:: Dataset excerpts ::
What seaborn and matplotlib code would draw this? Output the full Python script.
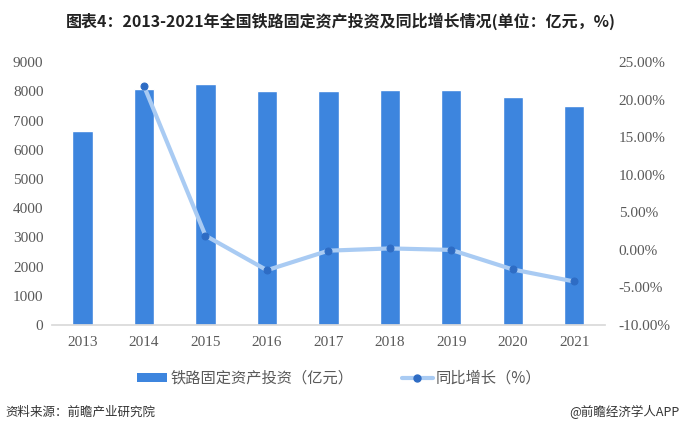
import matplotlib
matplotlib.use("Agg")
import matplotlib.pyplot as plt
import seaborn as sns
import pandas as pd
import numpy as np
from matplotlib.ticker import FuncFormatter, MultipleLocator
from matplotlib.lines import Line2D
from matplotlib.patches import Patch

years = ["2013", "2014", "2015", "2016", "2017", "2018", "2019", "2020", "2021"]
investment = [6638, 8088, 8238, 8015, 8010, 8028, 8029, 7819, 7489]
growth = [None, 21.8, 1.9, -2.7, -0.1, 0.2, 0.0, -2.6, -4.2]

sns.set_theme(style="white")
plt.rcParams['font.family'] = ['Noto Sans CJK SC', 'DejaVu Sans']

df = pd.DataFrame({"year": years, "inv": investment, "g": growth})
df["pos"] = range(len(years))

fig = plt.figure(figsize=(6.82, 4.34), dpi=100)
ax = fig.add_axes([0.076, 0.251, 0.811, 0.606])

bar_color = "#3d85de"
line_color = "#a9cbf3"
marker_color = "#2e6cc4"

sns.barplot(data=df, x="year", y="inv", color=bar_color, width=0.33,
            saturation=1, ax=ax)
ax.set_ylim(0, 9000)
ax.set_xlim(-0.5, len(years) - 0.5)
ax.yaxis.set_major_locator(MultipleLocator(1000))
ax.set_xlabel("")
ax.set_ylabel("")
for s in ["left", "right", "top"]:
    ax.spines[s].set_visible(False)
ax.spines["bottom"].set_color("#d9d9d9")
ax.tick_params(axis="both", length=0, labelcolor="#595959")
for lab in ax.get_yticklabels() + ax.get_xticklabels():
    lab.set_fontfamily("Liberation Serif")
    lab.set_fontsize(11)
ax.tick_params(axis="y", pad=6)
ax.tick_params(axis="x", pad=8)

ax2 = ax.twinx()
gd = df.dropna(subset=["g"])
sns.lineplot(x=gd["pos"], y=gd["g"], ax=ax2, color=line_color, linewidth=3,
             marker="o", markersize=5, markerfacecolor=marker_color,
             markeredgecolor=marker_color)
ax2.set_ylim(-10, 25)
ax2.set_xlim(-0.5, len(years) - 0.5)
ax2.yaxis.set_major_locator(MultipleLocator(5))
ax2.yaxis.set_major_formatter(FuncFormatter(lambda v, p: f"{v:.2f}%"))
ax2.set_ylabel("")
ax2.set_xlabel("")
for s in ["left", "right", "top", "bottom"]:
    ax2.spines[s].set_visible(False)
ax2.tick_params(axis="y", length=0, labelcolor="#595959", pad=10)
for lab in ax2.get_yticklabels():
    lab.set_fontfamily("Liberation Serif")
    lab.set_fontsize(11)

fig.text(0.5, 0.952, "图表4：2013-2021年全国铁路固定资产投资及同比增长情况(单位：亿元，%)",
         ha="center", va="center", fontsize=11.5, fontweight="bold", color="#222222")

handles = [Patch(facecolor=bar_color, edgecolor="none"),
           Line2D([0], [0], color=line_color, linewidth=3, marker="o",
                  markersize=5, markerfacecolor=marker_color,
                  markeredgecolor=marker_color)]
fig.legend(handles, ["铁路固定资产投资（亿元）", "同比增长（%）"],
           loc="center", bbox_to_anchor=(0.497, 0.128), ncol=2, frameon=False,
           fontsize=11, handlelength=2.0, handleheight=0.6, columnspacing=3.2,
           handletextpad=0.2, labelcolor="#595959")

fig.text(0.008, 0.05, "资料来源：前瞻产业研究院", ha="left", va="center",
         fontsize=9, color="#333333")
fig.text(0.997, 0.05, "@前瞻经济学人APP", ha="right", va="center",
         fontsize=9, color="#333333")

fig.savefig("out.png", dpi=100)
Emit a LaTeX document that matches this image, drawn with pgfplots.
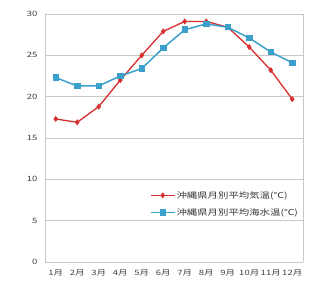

:: Goal of the exercise ::
Repeat all of the data above word for word, minus the pictures.

:: Answer for this exercise ::
What seaborn and matplotlib code would draw this? Output the full Python script.
import matplotlib
matplotlib.use("Agg")
import matplotlib.pyplot as plt
import seaborn as sns
import pandas as pd
import numpy as np
from matplotlib.ticker import FuncFormatter, MultipleLocator
from matplotlib.lines import Line2D
from matplotlib.patches import Patch

years = ["2013", "2014", "2015", "2016", "2017", "2018", "2019", "2020", "2021"]
investment = [6638, 8088, 8238, 8015, 8010, 8028, 8029, 7819, 7489]
growth = [None, 21.8, 1.9, -2.7, -0.1, 0.2, 0.0, -2.6, -4.2]

sns.set_theme(style="white")
plt.rcParams['font.family'] = ['Noto Sans CJK SC', 'DejaVu Sans']

df = pd.DataFrame({"year": years, "inv": investment, "g": growth})
df["pos"] = range(len(years))

fig = plt.figure(figsize=(6.82, 4.34), dpi=100)
ax = fig.add_axes([0.076, 0.251, 0.811, 0.606])

bar_color = "#3d85de"
line_color = "#a9cbf3"
marker_color = "#2e6cc4"

sns.barplot(data=df, x="year", y="inv", color=bar_color, width=0.33,
            saturation=1, ax=ax)
ax.set_ylim(0, 9000)
ax.set_xlim(-0.5, len(years) - 0.5)
ax.yaxis.set_major_locator(MultipleLocator(1000))
ax.set_xlabel("")
ax.set_ylabel("")
for s in ["left", "right", "top"]:
    ax.spines[s].set_visible(False)
ax.spines["bottom"].set_color("#d9d9d9")
ax.tick_params(axis="both", length=0, labelcolor="#595959")
for lab in ax.get_yticklabels() + ax.get_xticklabels():
    lab.set_fontfamily("Liberation Serif")
    lab.set_fontsize(11)
ax.tick_params(axis="y", pad=6)
ax.tick_params(axis="x", pad=8)

ax2 = ax.twinx()
gd = df.dropna(subset=["g"])
sns.lineplot(x=gd["pos"], y=gd["g"], ax=ax2, color=line_color, linewidth=3,
             marker="o", markersize=5, markerfacecolor=marker_color,
             markeredgecolor=marker_color)
ax2.set_ylim(-10, 25)
ax2.set_xlim(-0.5, len(years) - 0.5)
ax2.yaxis.set_major_locator(MultipleLocator(5))
ax2.yaxis.set_major_formatter(FuncFormatter(lambda v, p: f"{v:.2f}%"))
ax2.set_ylabel("")
ax2.set_xlabel("")
for s in ["left", "right", "top", "bottom"]:
    ax2.spines[s].set_visible(False)
ax2.tick_params(axis="y", length=0, labelcolor="#595959", pad=10)
for lab in ax2.get_yticklabels():
    lab.set_fontfamily("Liberation Serif")
    lab.set_fontsize(11)

fig.text(0.5, 0.952, "图表4：2013-2021年全国铁路固定资产投资及同比增长情况(单位：亿元，%)",
         ha="center", va="center", fontsize=11.5, fontweight="bold", color="#222222")

handles = [Patch(facecolor=bar_color, edgecolor="none"),
           Line2D([0], [0], color=line_color, linewidth=3, marker="o",
                  markersize=5, markerfacecolor=marker_color,
                  markeredgecolor=marker_color)]
fig.legend(handles, ["铁路固定资产投资（亿元）", "同比增长（%）"],
           loc="center", bbox_to_anchor=(0.497, 0.128), ncol=2, frameon=False,
           fontsize=11, handlelength=2.0, handleheight=0.6, columnspacing=3.2,
           handletextpad=0.2, labelcolor="#595959")

fig.text(0.008, 0.05, "资料来源：前瞻产业研究院", ha="left", va="center",
         fontsize=9, color="#333333")
fig.text(0.997, 0.05, "@前瞻经济学人APP", ha="right", va="center",
         fontsize=9, color="#333333")

fig.savefig("out.png", dpi=100)
Emit a LaTeX document that matches this image, drawn with pgfplots.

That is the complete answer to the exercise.